8 Wrong Parenting Behaviours That Can Turn Your Child Into A Spoilt Brat
Many parents find it hard to admit that their child is a spoilt brat, but the reality is that by the actions of your child over time will shout it loud.
Sometimes you wonder if your child is just being difficult or perhaps you have not gotten the hang of how to parent your child appropriately.
It can be very uncomfortable when your child throws a tantrum in a public place and all attention is on you. But you need to know that if this action happens frequently and other parents and kids in school and the neighbourhood are complaining and also avoiding your child because of his bad manners, then this means there is something wrong and you have address it immediately to avoid raising a spoilt child.
Here are 8 wrong parenting behaviours to look out for;
- Giving in to a wrong demand
For example you are at a birthday party, your child has eaten so many pasteries like doughnut, cake, biscuit, sweet and you feel he has had enough. You stop him because you know too much of it is not good for his health. He still wants more and when he demands for it, you said ‘No’. Then you he begins to wail, scatter and destroy things but because you do not want to call attention, you quickly give in to his request and he keeps quiet.
By giving in to his request, you have taught your son that if he cries enough , he can make you do what he wants even when it is unhealthy and wrong. So your child will continue to do that to you.
- Over-protecting them
It comes naturally to every parent to protect and care of their children but many parents do this to a fault. Life is full of difficulties and your child should not be so protected that he does not know or experience it. Providing your entire child needs and wants at all-time create a disillusion that would affect your kids badly when things no longer go on the easy lane.

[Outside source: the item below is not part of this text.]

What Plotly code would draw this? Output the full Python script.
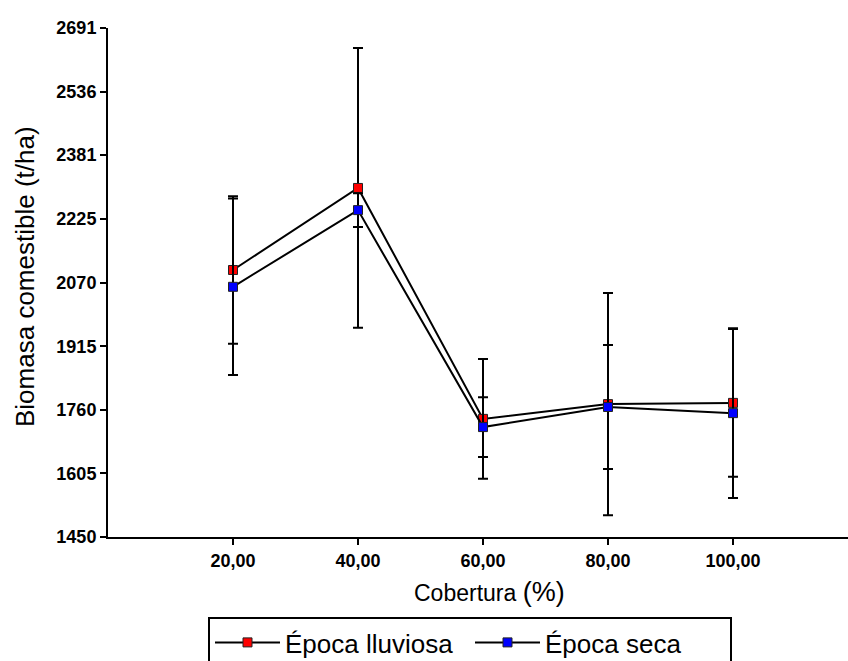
import plotly.graph_objects as go

cobertura = [20, 40, 60, 80, 100]
x_ticklabels = ["20,00", "40,00", "60,00", "80,00", "100,00"]
y_tickvals = [1450, 1605, 1760, 1915, 2070, 2225, 2381, 2536, 2691]

lluviosa = [2101, 2301, 1738, 1774, 1777]
lluviosa_err = [180, 341, 146, 271, 180]
seca = [2060, 2247, 1718, 1767, 1752]
seca_err = [215, 41, 73, 151, 207]

FONT = "Liberation Sans, Arial, sans-serif"

FIG_W, FIG_H = 848, 661
# plot area in page pixels
PL, PT, PB, PR = 108, 28, 537, 848
PW, PH = PR - PL, PB - PT
PX_PER_UNIT = 6.25


def px(X):
    return (X - PL) / PW


def py(Y):
    return (PB - Y) / PH


fig = go.Figure()
for name, vals, errs, color in [
    ("Época lluviosa", lluviosa, lluviosa_err, "#ff0000"),
    ("Época seca", seca, seca_err, "#0000ff"),
]:
    fig.add_trace(go.Scatter(
        x=cobertura, y=vals, name=name, mode="lines+markers",
        line=dict(color="black", width=2),
        marker=dict(symbol="square", size=9, color=color,
                    line=dict(color="#222222", width=1)),
        error_y=dict(type="data", array=errs, visible=True,
                     color="black", thickness=2, width=5),
    ))

fig.update_layout(
    width=FIG_W, height=FIG_H,
    margin=dict(l=PL, r=FIG_W - PR, t=PT, b=FIG_H - PB),
    plot_bgcolor="white", paper_bgcolor="white",
    font=dict(family=FONT, color="black"),
    showlegend=True,
    legend=dict(
        orientation="h",
        xref="container", yref="container",
        x=208 / FIG_W, y=1 - 617 / FIG_H,
        xanchor="left", yanchor="top",
        bordercolor="black", borderwidth=2, bgcolor="white",
        font=dict(size=26, family=FONT, color="black"),
        itemwidth=65, entrywidth=180,
    ),
    xaxis=dict(
        range=[0, PW / PX_PER_UNIT], tickvals=cobertura, ticktext=x_ticklabels,
        showline=True, linecolor="black", linewidth=2,
        ticks="outside", ticklen=6, tickwidth=2, tickcolor="black",
        showgrid=False, zeroline=False,
        tickfont=dict(size=18, family=FONT, weight="bold"),
        automargin=False,
    ),
    yaxis=dict(
        range=[1450, 2691], tickvals=y_tickvals,
        showline=True, linecolor="black", linewidth=2,
        ticks="outside", ticklen=6, tickwidth=2, tickcolor="black",
        showgrid=False, zeroline=False,
        tickfont=dict(size=18, family=FONT, weight="bold"),
        automargin=False,
    ),
    annotations=[
        dict(text="Biomasa comestible (t/ha)", xref="paper", yref="paper",
             x=px(25), y=py(277), xanchor="center", yanchor="middle",
             textangle=-90, showarrow=False,
             font=dict(size=26, family=FONT, color="black")),
        dict(text="Cobertura <span style='font-size:27px'>(%)</span>",
             xref="paper", yref="paper",
             x=px(490), y=py(592), xanchor="center", yanchor="middle",
             showarrow=False,
             font=dict(size=23, family=FONT, color="black")),
    ],
)

# remove the browser's default 8px body margin so the figure fills the page
fig.write_html(
    "out.html",
    config={"displayModeBar": False},
    post_script="document.body.style.margin='0';document.body.style.overflow='hidden';",
)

These kind of parents make all the decisions for their children without listening to them, therefore the child grows up being dependent, incapable of solving problems for himself and even learning from his mistakes.
- Not keeping your words
When you tell a child not to do something with the threat of punishment and your child ignores your warning. As a parent you should keep to your words, if you do not go on to do what you said, your child would not take any of your instruction seriously even when you try to put him straight on bigger issues. You will lose that position of respect as your child would look to someone else as his authority figure when it should be you.
- Giving them a sense of entitlement
Appreciating and praising your child is good but you have to handle it wisely. When a child does something normal and expected, you do not have to makes it a fanfare of accolade, what you should do is to commend the child normally and move on to some other things. You certainly do not want to raise entitled kids who want to always receive praises and take glory for the littlest thing they do.
- Making your child the boss
Do not let your kids order you around, yes, they are precious gifts and little wonders but they are not gods and goddesses that you have to worship hands and legs and swing to their biddings at any time they want it. No, they should not boss you around, you call the shot here remember? You need to be the Big Authority he looks up to and not his slave.
- Allowing them act cruelly
Does your child shout, talk rudely and call you names? He hits you and daddy or other adults and yet you laugh and say he is just a little boy! This child if not cautioned would end up being aggressive towards people. You should make him understand that violence is not a way to express their feeling and in all firmness, you set him straight and ensure that a repeat of such action will earn him discipline.
- Blaming others and making excuses for bad behaviour
To many parents their children are angels, who can do no wrong. When their teachers complain in school about them, they blame the teacher. They blame every other person but their child. You are quick to put up a defence for him. Your child will grow up without the understanding that every action has a consequence. Before you know it, your child will get into bigger troubles where the consequences may be beyond what you can handle.
- Choosing to be friendly than parenting right
It is good to be friendly with your kids but as a parent, you must find a balance between being the parent and also their friend. Your kids should be able to talk to you but at the same time, they should know that you are the authority over their lives who would lay the rules down and ensure they follow through with your demands of their behaviour. Do not sacrifice proper parenting on the altar of trying to be friends with them. If you have to choose between which roles to play, choose to be a parent first.
After the age of four, when a child throws a tantrum frequently, it could be a call for an evaluation of your parenting style. Once the tell tales signs are there, do not pass it off as just another misbehaviour, rather address it fast before it escalates to delinquency. Spoilt kids become spoilt adults who have poor problem-solving skills, emotional immaturity, unhappy and aggressive. So heed that voice in your heart telling you that your child is possibly a brat, and help him grow into a better person.